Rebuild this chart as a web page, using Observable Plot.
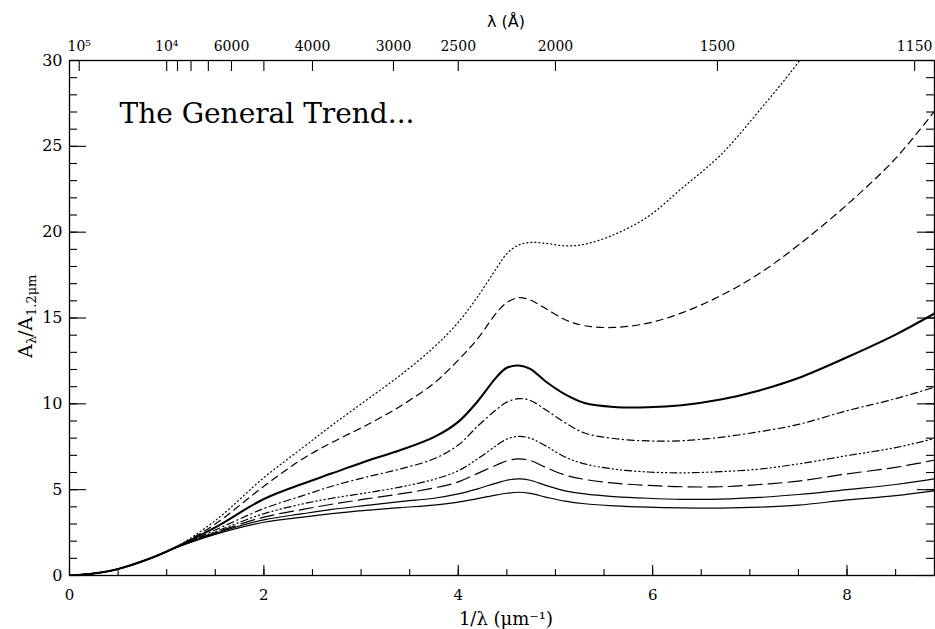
<!DOCTYPE html>
<html>
<head>
<meta charset="utf-8">
<script src="https://cdn.jsdelivr.net/npm/d3@7"></script>
<script src="https://cdn.jsdelivr.net/npm/@observablehq/plot@0.6"></script>
<style>
  html, body { margin: 0; padding: 0; background: #fff; overflow: hidden; }
</style>
</head>
<body>
<div id="chart"></div>
<script>
// ---- data ----
// x: inverse wavelength 1/λ in μm⁻¹
const waveNumber = [0, 0.25, 0.5, 0.833, 1.1, 1.5, 2.0, 2.4, 2.7, 3.05, 3.4, 3.75, 4.0, 4.2, 4.4, 4.5, 4.62, 4.74, 4.9, 5.1, 5.3, 5.6, 5.95, 6.3, 6.7, 7.1, 7.5, 8.0, 8.5, 8.9];

// A_λ / A_1.2μm for eight curves, top to bottom
const curveDotted   = [0, 0.12, 0.38, 1.0, 1.68, 3.2, 5.7, 7.45, 8.75, 10.2, 11.65, 13.3, 14.75, 16.25, 17.95, 18.75, 19.25, 19.4, 19.35, 19.2, 19.3, 19.85, 20.9, 22.55, 24.5, 27.1, 29.9, 33.8, 38.0, 41.5];
const curveDashed   = [0, 0.12, 0.38, 1.0, 1.67, 3.0, 5.2, 6.8, 7.75, 8.74, 9.85, 11.2, 12.55, 13.8, 15.35, 15.9, 16.18, 16.05, 15.55, 14.9, 14.55, 14.45, 14.7, 15.3, 16.3, 17.6, 19.25, 21.6, 24.3, 27.05];
const curveThick    = [0, 0.12, 0.38, 1.0, 1.66, 2.8, 4.46, 5.35, 5.95, 6.66, 7.3, 8.06, 8.95, 10.15, 11.6, 12.1, 12.23, 12.04, 11.3, 10.55, 10.05, 9.82, 9.8, 9.92, 10.25, 10.78, 11.5, 12.71, 14.03, 15.26];
const curveDashDot  = [0, 0.12, 0.38, 1.0, 1.65, 2.65, 3.9, 4.65, 5.2, 5.73, 6.2, 6.8, 7.6, 8.7, 9.7, 10.1, 10.3, 10.2, 9.65, 8.9, 8.3, 7.98, 7.84, 7.85, 8.05, 8.38, 8.8, 9.6, 10.3, 10.97];
const curveDash3Dot = [0, 0.12, 0.38, 1.0, 1.65, 2.55, 3.6, 4.17, 4.5, 4.81, 5.15, 5.6, 6.1, 6.8, 7.6, 7.95, 8.1, 8.0, 7.55, 6.9, 6.5, 6.2, 6.03, 5.98, 6.05, 6.2, 6.5, 6.98, 7.45, 7.98];
const curveLongDash = [0, 0.12, 0.38, 1.0, 1.64, 2.5, 3.4, 3.85, 4.15, 4.46, 4.75, 5.1, 5.45, 5.95, 6.45, 6.68, 6.79, 6.7, 6.3, 5.85, 5.6, 5.38, 5.25, 5.17, 5.17, 5.3, 5.5, 5.92, 6.3, 6.72];
const curveSolidA   = [0, 0.12, 0.38, 1.0, 1.64, 2.45, 3.24, 3.6, 3.85, 4.08, 4.3, 4.5, 4.75, 5.05, 5.4, 5.55, 5.63, 5.55, 5.25, 4.93, 4.75, 4.6, 4.5, 4.44, 4.45, 4.55, 4.72, 5.0, 5.3, 5.63];
const curveSolidB   = [0, 0.12, 0.38, 1.0, 1.63, 2.4, 3.1, 3.4, 3.6, 3.79, 3.95, 4.1, 4.27, 4.48, 4.7, 4.79, 4.85, 4.78, 4.57, 4.33, 4.18, 4.06, 3.98, 3.94, 3.93, 3.98, 4.1, 4.4, 4.65, 4.93];

const seriesNames = ["dotted", "dashed", "thick", "dashdot", "dash3dot", "longdash", "solidA", "solidB"];
const seriesValues = [curveDotted, curveDashed, curveThick, curveDashDot, curveDash3Dot, curveLongDash, curveSolidA, curveSolidB];

// axes
const yMajorTicks = [0, 5, 10, 15, 20, 25, 30];
const yMinorTicks = d3.range(0, 31, 1);
const xMajorTicks = [0, 2, 4, 6, 8];
const xMinorTicks = d3.range(0, 9, 0.5);
const topTickLambda = [100000, 10000, 9000, 8000, 7000, 6000, 5000, 4000, 3000, 2500, 2000, 1500, 1150]; // Å
const topLabelLambda = [100000, 10000, 6000, 4000, 3000, 2500, 2000, 1500, 1150];
const topTickLabels = ["10⁵", "10⁴", "6000", "4000", "3000", "2500", "2000", "1500", "1150"];

const titleText = "The General Trend...";
const xTitle = "1/λ (μm⁻¹)";
const topTitle = "λ (Å)";
// y title pieces: A, subscript λ, /A, subscript 1.2μm
const yTitleParts = ["A", "λ", "/A", "1.2μm"];

// ---- styles / layout ----
const W = 935, H = 629;
const M = {left: 69, right: 1, top: 60, bottom: 54};
const plotW = W - M.left - M.right;
const plotH = H - M.top - M.bottom;
const lineStyles = {
  dotted:   {strokeWidth: 1.2, strokeDasharray: "1,3"},
  dashed:   {strokeWidth: 1.2, strokeDasharray: "7,5"},
  thick:    {strokeWidth: 2.1, strokeDasharray: null},
  dashdot:  {strokeWidth: 1.2, strokeDasharray: "7,3.5,1.2,3.5"},
  dash3dot: {strokeWidth: 1.2, strokeDasharray: "7,3,1.2,3,1.2,3,1.2,3"},
  longdash: {strokeWidth: 1.2, strokeDasharray: "14,6"},
  solidA:   {strokeWidth: 1.2, strokeDasharray: null},
  solidB:   {strokeWidth: 1.2, strokeDasharray: null}
};
// position/size of each y-title piece (rotated text, reading upward)
const yTitleLayout = [
  {dx: -44, dy: 40, fontSize: 19},
  {dx: -38, dy: 26, fontSize: 13},
  {dx: -44, dy: 19, fontSize: 19},
  {dx: -38, dy: -2, fontSize: 13}
];

// ---- build table ----
const rows = [];
seriesNames.forEach((name, k) => {
  waveNumber.forEach((x, i) => rows.push({series: name, x, y: seriesValues[k][i]}));
});

// λ (Å) -> 1/λ (μm⁻¹)
const toWaveNumber = (lam) => 1e4 / lam;
const topTickX = topTickLambda.map(toWaveNumber);
const topLabelX = topLabelLambda.map(toWaveNumber);
const topFormat = (d) => {
  let best = 0;
  topLabelX.forEach((v, i) => { if (Math.abs(v - d) < Math.abs(topLabelX[best] - d)) best = i; });
  return topTickLabels[best];
};

const lineMarks = seriesNames.map((name) => Plot.line(rows.filter((r) => r.series === name), {
  x: "x", y: "y",
  stroke: "#000",
  strokeWidth: lineStyles[name].strokeWidth,
  strokeDasharray: lineStyles[name].strokeDasharray,
  curve: "catmull-rom",
  clip: true
}));

const serif = "DejaVu Serif";
const tickStyle = {stroke: "#000", strokeWidth: 1.1};

const yTitleMarks = yTitleParts.map((part, i) => Plot.text([part], {
  frameAnchor: "left",
  rotate: -90,
  textAnchor: "start",
  fontFamily: serif,
  ...yTitleLayout[i]
}));

const svg = Plot.plot({
  width: W,
  height: H,
  marginLeft: M.left,
  marginRight: M.right,
  marginTop: M.top,
  marginBottom: M.bottom,
  x: {domain: [0, 8.9]},
  y: {domain: [0, 30]},
  style: {fontFamily: serif, background: "#fff", color: "#000", overflow: "visible"},
  marks: [
    ...lineMarks,
    // inward tick marks: short rules anchored on one side of the frame
    Plot.ruleY(yMinorTicks, {y: (d) => d, insetRight: plotW - 8, ...tickStyle}),
    Plot.ruleY(yMajorTicks, {y: (d) => d, insetRight: plotW - 17, ...tickStyle}),
    Plot.ruleY(yMinorTicks, {y: (d) => d, insetLeft: plotW - 8, ...tickStyle}),
    Plot.ruleY(yMajorTicks, {y: (d) => d, insetLeft: plotW - 17, ...tickStyle}),
    Plot.ruleX(xMinorTicks, {x: (d) => d, insetTop: plotH - 6, ...tickStyle}),
    Plot.ruleX(xMajorTicks, {x: (d) => d, insetTop: plotH - 10, ...tickStyle}),
    Plot.ruleX(topTickX, {x: (d) => d, insetBottom: plotH - 11, ...tickStyle}),
    // tick labels
    Plot.axisY(yMajorTicks, {anchor: "left", tickSize: 0, tickPadding: 7, label: null, fontSize: 16, fontFamily: serif}),
    Plot.axisX(xMajorTicks, {anchor: "bottom", tickSize: 0, tickPadding: 14, label: null, fontSize: 15, fontFamily: serif}),
    Plot.axisX(topLabelX, {anchor: "top", tickSize: 0, tickPadding: 10, label: null, fontSize: 14, fontFamily: serif, tickFormat: topFormat}),
    Plot.frame({stroke: "#000", strokeWidth: 1.3}),
    // titles
    Plot.text([titleText], {frameAnchor: "top-left", dx: 50, dy: 43, textAnchor: "start", fontSize: 28, fontFamily: serif}),
    Plot.text([xTitle], {frameAnchor: "bottom", dx: 4, dy: 49, lineAnchor: "bottom", fontSize: 18, fontFamily: serif}),
    Plot.text([topTitle], {frameAnchor: "top", dx: 4, dy: -34, lineAnchor: "bottom", fontSize: 16, fontFamily: "DejaVu Sans"}),
    ...yTitleMarks
  ]
});

document.getElementById("chart").appendChild(svg);
</script>
</body>
</html>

··········

WHAT NEEDS TO BE DONE — Report only how many lines of the listing hold the word "chart".

RESPONSE BELOW — 3